» **What the exercise asks**
Copy each line of the data below exactly, leaving out pictures.

-- BEGIN Data lines --

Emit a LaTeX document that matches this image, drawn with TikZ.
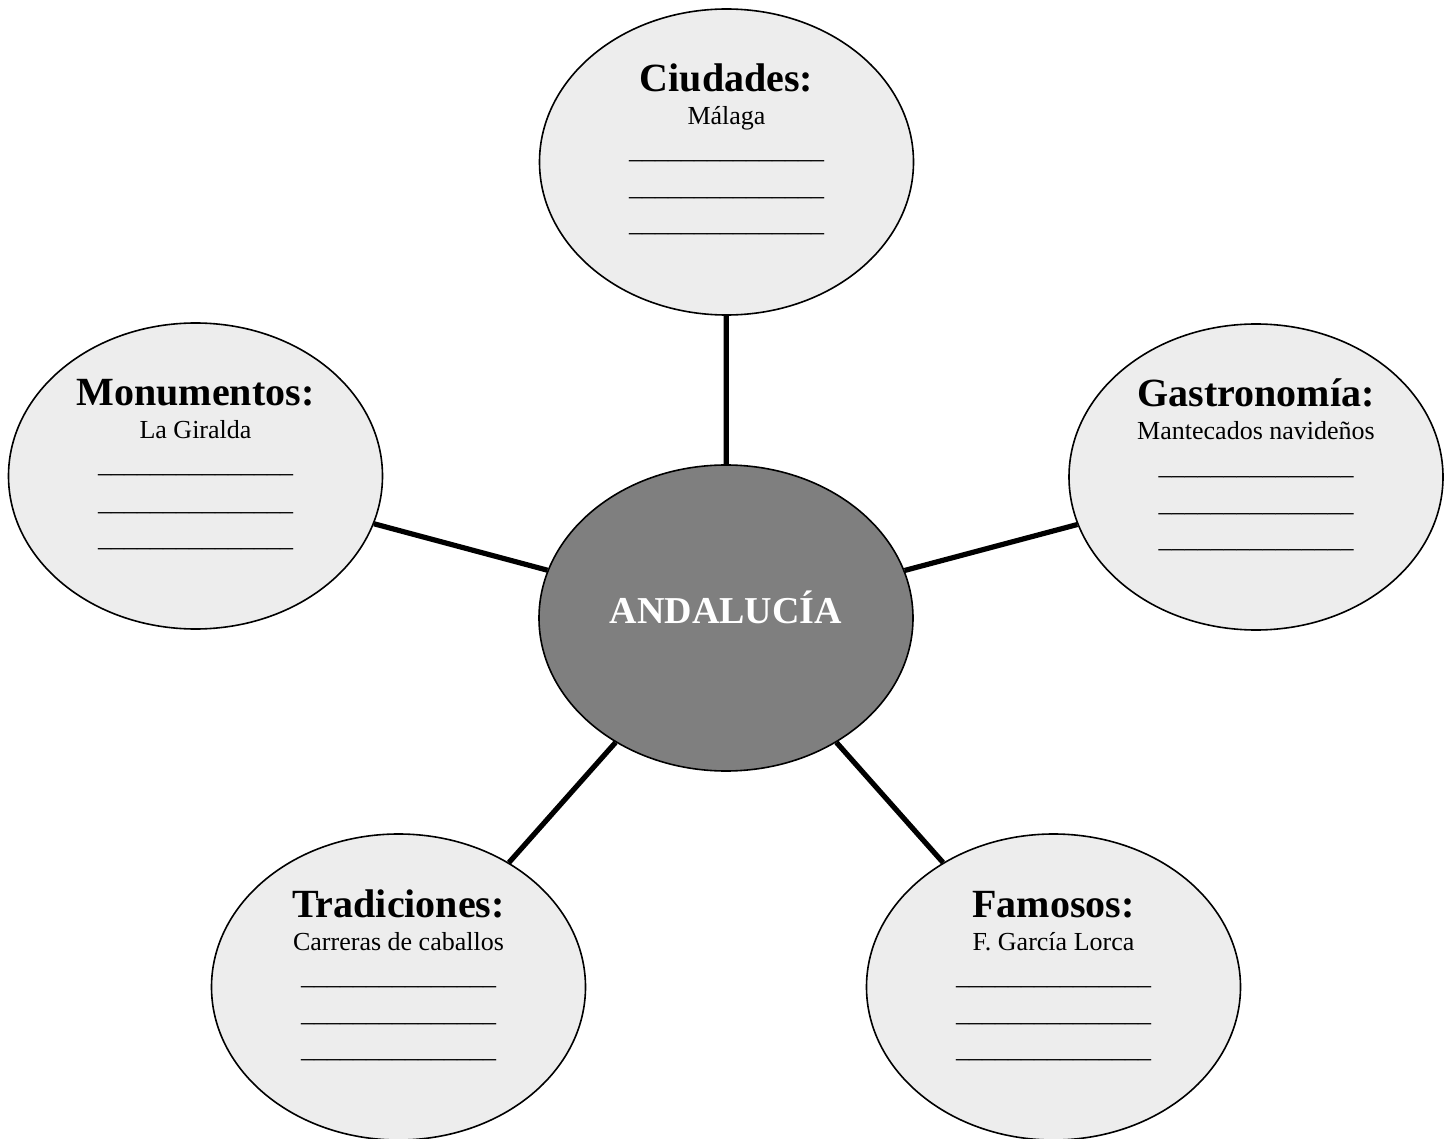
\documentclass[tikz,border=0pt]{standalone}
\usepackage{fontspec}
\setmainfont{Liberation Serif}
\usetikzlibrary{shapes.geometric}
\definecolor{satfill}{HTML}{EDEDED}
\definecolor{cenfill}{HTML}{7F7F7F}
\tikzset{
  sat/.style={ellipse, draw=black, line width=0.8pt, fill=satfill,
    minimum width=187pt, minimum height=153pt, inner sep=0pt},
  cen/.style={ellipse, draw=black, line width=0.8pt, fill=cenfill,
    minimum width=187pt, minimum height=153pt, inner sep=0pt},
  head/.style={anchor=base, inner sep=0pt, font=\fontsize{20}{24}\selectfont\bfseries},
  sub/.style={anchor=base, inner sep=0pt, font=\fontsize{13}{15}\selectfont},
  blank/.style={anchor=base, inner sep=0pt, font=\fontsize{13}{15}\selectfont},
  title/.style={anchor=base, inner sep=0pt, text=white, font=\fontsize{19}{23}\selectfont\bfseries},
  conn/.style={draw=black, line width=2.6pt}
}
\newcommand{\satbubble}[5]{%
  \node[sat] (#1) at (#2,#3) {};
  \node[head] (#1h) at ([yshift=35pt]#1.center) {#4};
  \node[sub] (#1s) at ([yshift=18.5pt]#1.center) {#5};
  \node[blank] (#1a) at ([yshift=1.5pt]#1.center) {\_\_\_\_\_\_\_\_\_\_\_\_\_\_\_};
  \node[blank] (#1b) at ([yshift=-17pt]#1.center) {\_\_\_\_\_\_\_\_\_\_\_\_\_\_\_};
  \node[blank] (#1c) at ([yshift=-35pt]#1.center) {\_\_\_\_\_\_\_\_\_\_\_\_\_\_\_};
}
\begin{document}
\begin{tikzpicture}[x=0.5pt,y=-0.5pt]
\useasboundingbox (0,0) rectangle (1453,1139);
\node[cen] (and) at (726,618) {};
\node[title] (andT) at ([yshift=-3pt]and.center) {ANDALUCÍA};
\satbubble{ciu}{726.5}{162}{Ciudades:}{Málaga}
\satbubble{mon}{195.5}{476}{Monumentos:}{La Giralda}
\satbubble{gas}{1256}{477}{Gastronomía:}{Mantecados navideños}
\satbubble{tra}{398.5}{987}{Tradiciones:}{Carreras de caballos}
\satbubble{fam}{1053.5}{987}{Famosos:}{F. García Lorca}
\draw[conn] (and) -- (ciu);
\draw[conn] (and) -- (mon);
\draw[conn] (and) -- (gas);
\draw[conn] (and) -- (tra);
\draw[conn] (and) -- (fam);
\end{tikzpicture}
\end{document}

-- END Data lines --

» **Written solution**
Emit a LaTeX document that matches this image, drawn with TikZ.
\documentclass[tikz,border=0pt]{standalone}
\usepackage{fontspec}
\setmainfont{Liberation Serif}
\usetikzlibrary{shapes.geometric}
\definecolor{satfill}{HTML}{EDEDED}
\definecolor{cenfill}{HTML}{7F7F7F}
\tikzset{
  sat/.style={ellipse, draw=black, line width=0.8pt, fill=satfill,
    minimum width=187pt, minimum height=153pt, inner sep=0pt},
  cen/.style={ellipse, draw=black, line width=0.8pt, fill=cenfill,
    minimum width=187pt, minimum height=153pt, inner sep=0pt},
  head/.style={anchor=base, inner sep=0pt, font=\fontsize{20}{24}\selectfont\bfseries},
  sub/.style={anchor=base, inner sep=0pt, font=\fontsize{13}{15}\selectfont},
  blank/.style={anchor=base, inner sep=0pt, font=\fontsize{13}{15}\selectfont},
  title/.style={anchor=base, inner sep=0pt, text=white, font=\fontsize{19}{23}\selectfont\bfseries},
  conn/.style={draw=black, line width=2.6pt}
}
\newcommand{\satbubble}[5]{%
  \node[sat] (#1) at (#2,#3) {};
  \node[head] (#1h) at ([yshift=35pt]#1.center) {#4};
  \node[sub] (#1s) at ([yshift=18.5pt]#1.center) {#5};
  \node[blank] (#1a) at ([yshift=1.5pt]#1.center) {\_\_\_\_\_\_\_\_\_\_\_\_\_\_\_};
  \node[blank] (#1b) at ([yshift=-17pt]#1.center) {\_\_\_\_\_\_\_\_\_\_\_\_\_\_\_};
  \node[blank] (#1c) at ([yshift=-35pt]#1.center) {\_\_\_\_\_\_\_\_\_\_\_\_\_\_\_};
}
\begin{document}
\begin{tikzpicture}[x=0.5pt,y=-0.5pt]
\useasboundingbox (0,0) rectangle (1453,1139);
\node[cen] (and) at (726,618) {};
\node[title] (andT) at ([yshift=-3pt]and.center) {ANDALUCÍA};
\satbubble{ciu}{726.5}{162}{Ciudades:}{Málaga}
\satbubble{mon}{195.5}{476}{Monumentos:}{La Giralda}
\satbubble{gas}{1256}{477}{Gastronomía:}{Mantecados navideños}
\satbubble{tra}{398.5}{987}{Tradiciones:}{Carreras de caballos}
\satbubble{fam}{1053.5}{987}{Famosos:}{F. García Lorca}
\draw[conn] (and) -- (ciu);
\draw[conn] (and) -- (mon);
\draw[conn] (and) -- (gas);
\draw[conn] (and) -- (tra);
\draw[conn] (and) -- (fam);
\end{tikzpicture}
\end{document}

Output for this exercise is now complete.